Start

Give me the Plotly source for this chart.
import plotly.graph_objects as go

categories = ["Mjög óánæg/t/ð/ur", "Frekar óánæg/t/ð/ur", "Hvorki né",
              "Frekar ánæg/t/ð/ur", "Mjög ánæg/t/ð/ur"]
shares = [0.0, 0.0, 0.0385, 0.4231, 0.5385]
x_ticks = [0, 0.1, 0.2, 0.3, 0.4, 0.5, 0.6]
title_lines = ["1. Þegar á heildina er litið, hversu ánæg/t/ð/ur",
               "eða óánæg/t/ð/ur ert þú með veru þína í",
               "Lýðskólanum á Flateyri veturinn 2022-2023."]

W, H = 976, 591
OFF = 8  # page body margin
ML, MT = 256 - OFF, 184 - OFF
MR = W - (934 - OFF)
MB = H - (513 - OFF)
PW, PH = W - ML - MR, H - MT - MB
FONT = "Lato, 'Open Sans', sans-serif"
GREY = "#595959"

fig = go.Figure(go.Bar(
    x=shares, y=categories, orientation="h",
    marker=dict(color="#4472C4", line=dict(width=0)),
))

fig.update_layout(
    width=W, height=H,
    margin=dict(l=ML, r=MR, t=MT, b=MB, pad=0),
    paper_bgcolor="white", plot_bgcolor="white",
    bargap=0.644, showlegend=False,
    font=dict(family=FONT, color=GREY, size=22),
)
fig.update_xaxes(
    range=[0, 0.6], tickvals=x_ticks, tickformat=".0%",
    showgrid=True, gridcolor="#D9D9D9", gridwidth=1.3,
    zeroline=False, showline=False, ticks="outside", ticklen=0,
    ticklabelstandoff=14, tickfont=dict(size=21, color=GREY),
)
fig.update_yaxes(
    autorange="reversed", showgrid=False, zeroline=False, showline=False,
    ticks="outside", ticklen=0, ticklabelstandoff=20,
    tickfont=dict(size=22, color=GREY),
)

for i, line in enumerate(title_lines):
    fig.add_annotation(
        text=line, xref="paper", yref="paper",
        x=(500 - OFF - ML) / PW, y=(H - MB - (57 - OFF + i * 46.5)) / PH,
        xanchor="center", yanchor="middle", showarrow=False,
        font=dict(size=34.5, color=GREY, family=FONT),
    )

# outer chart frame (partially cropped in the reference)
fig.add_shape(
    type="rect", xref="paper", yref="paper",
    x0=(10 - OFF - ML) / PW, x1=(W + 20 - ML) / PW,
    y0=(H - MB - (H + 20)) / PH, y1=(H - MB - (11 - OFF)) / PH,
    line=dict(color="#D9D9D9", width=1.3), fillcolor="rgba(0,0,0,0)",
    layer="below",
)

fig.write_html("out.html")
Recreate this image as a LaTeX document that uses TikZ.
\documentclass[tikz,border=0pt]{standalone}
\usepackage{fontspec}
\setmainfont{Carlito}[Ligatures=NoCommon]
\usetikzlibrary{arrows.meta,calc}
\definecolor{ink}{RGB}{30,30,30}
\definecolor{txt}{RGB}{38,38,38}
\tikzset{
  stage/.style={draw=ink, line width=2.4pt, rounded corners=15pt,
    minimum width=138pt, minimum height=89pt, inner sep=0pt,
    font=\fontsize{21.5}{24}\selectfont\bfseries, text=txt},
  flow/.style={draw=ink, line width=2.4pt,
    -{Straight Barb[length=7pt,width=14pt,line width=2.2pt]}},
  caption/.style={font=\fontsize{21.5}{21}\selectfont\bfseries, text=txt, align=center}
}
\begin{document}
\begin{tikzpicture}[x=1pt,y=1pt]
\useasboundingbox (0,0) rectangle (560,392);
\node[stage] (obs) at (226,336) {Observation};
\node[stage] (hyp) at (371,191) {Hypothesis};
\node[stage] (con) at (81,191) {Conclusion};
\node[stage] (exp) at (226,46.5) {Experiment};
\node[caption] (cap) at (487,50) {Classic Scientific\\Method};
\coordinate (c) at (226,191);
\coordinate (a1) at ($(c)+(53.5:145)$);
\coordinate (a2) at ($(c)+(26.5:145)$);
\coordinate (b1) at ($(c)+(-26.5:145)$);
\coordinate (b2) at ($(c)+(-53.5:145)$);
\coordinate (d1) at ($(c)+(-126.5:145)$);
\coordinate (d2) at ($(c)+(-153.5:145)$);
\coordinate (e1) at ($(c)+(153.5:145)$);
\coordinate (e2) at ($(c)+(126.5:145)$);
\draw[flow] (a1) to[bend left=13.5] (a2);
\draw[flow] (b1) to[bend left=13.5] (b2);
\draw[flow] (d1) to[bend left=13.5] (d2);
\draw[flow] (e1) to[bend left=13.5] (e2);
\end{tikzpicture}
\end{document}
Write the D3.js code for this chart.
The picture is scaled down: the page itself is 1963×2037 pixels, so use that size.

End

TO DO: Retype the material in full, character for character.

WRITTEN SOLUTION:
Give me the Plotly source for this chart.
import plotly.graph_objects as go

categories = ["Mjög óánæg/t/ð/ur", "Frekar óánæg/t/ð/ur", "Hvorki né",
              "Frekar ánæg/t/ð/ur", "Mjög ánæg/t/ð/ur"]
shares = [0.0, 0.0, 0.0385, 0.4231, 0.5385]
x_ticks = [0, 0.1, 0.2, 0.3, 0.4, 0.5, 0.6]
title_lines = ["1. Þegar á heildina er litið, hversu ánæg/t/ð/ur",
               "eða óánæg/t/ð/ur ert þú með veru þína í",
               "Lýðskólanum á Flateyri veturinn 2022-2023."]

W, H = 976, 591
OFF = 8  # page body margin
ML, MT = 256 - OFF, 184 - OFF
MR = W - (934 - OFF)
MB = H - (513 - OFF)
PW, PH = W - ML - MR, H - MT - MB
FONT = "Lato, 'Open Sans', sans-serif"
GREY = "#595959"

fig = go.Figure(go.Bar(
    x=shares, y=categories, orientation="h",
    marker=dict(color="#4472C4", line=dict(width=0)),
))

fig.update_layout(
    width=W, height=H,
    margin=dict(l=ML, r=MR, t=MT, b=MB, pad=0),
    paper_bgcolor="white", plot_bgcolor="white",
    bargap=0.644, showlegend=False,
    font=dict(family=FONT, color=GREY, size=22),
)
fig.update_xaxes(
    range=[0, 0.6], tickvals=x_ticks, tickformat=".0%",
    showgrid=True, gridcolor="#D9D9D9", gridwidth=1.3,
    zeroline=False, showline=False, ticks="outside", ticklen=0,
    ticklabelstandoff=14, tickfont=dict(size=21, color=GREY),
)
fig.update_yaxes(
    autorange="reversed", showgrid=False, zeroline=False, showline=False,
    ticks="outside", ticklen=0, ticklabelstandoff=20,
    tickfont=dict(size=22, color=GREY),
)

for i, line in enumerate(title_lines):
    fig.add_annotation(
        text=line, xref="paper", yref="paper",
        x=(500 - OFF - ML) / PW, y=(H - MB - (57 - OFF + i * 46.5)) / PH,
        xanchor="center", yanchor="middle", showarrow=False,
        font=dict(size=34.5, color=GREY, family=FONT),
    )

# outer chart frame (partially cropped in the reference)
fig.add_shape(
    type="rect", xref="paper", yref="paper",
    x0=(10 - OFF - ML) / PW, x1=(W + 20 - ML) / PW,
    y0=(H - MB - (H + 20)) / PH, y1=(H - MB - (11 - OFF)) / PH,
    line=dict(color="#D9D9D9", width=1.3), fillcolor="rgba(0,0,0,0)",
    layer="below",
)

fig.write_html("out.html")
Recreate this image as a LaTeX document that uses TikZ.
\documentclass[tikz,border=0pt]{standalone}
\usepackage{fontspec}
\setmainfont{Carlito}[Ligatures=NoCommon]
\usetikzlibrary{arrows.meta,calc}
\definecolor{ink}{RGB}{30,30,30}
\definecolor{txt}{RGB}{38,38,38}
\tikzset{
  stage/.style={draw=ink, line width=2.4pt, rounded corners=15pt,
    minimum width=138pt, minimum height=89pt, inner sep=0pt,
    font=\fontsize{21.5}{24}\selectfont\bfseries, text=txt},
  flow/.style={draw=ink, line width=2.4pt,
    -{Straight Barb[length=7pt,width=14pt,line width=2.2pt]}},
  caption/.style={font=\fontsize{21.5}{21}\selectfont\bfseries, text=txt, align=center}
}
\begin{document}
\begin{tikzpicture}[x=1pt,y=1pt]
\useasboundingbox (0,0) rectangle (560,392);
\node[stage] (obs) at (226,336) {Observation};
\node[stage] (hyp) at (371,191) {Hypothesis};
\node[stage] (con) at (81,191) {Conclusion};
\node[stage] (exp) at (226,46.5) {Experiment};
\node[caption] (cap) at (487,50) {Classic Scientific\\Method};
\coordinate (c) at (226,191);
\coordinate (a1) at ($(c)+(53.5:145)$);
\coordinate (a2) at ($(c)+(26.5:145)$);
\coordinate (b1) at ($(c)+(-26.5:145)$);
\coordinate (b2) at ($(c)+(-53.5:145)$);
\coordinate (d1) at ($(c)+(-126.5:145)$);
\coordinate (d2) at ($(c)+(-153.5:145)$);
\coordinate (e1) at ($(c)+(153.5:145)$);
\coordinate (e2) at ($(c)+(126.5:145)$);
\draw[flow] (a1) to[bend left=13.5] (a2);
\draw[flow] (b1) to[bend left=13.5] (b2);
\draw[flow] (d1) to[bend left=13.5] (d2);
\draw[flow] (e1) to[bend left=13.5] (e2);
\end{tikzpicture}
\end{document}
Write the D3.js code for this chart.
The picture is scaled down: the page itself is 1963×2037 pixels, so use that size.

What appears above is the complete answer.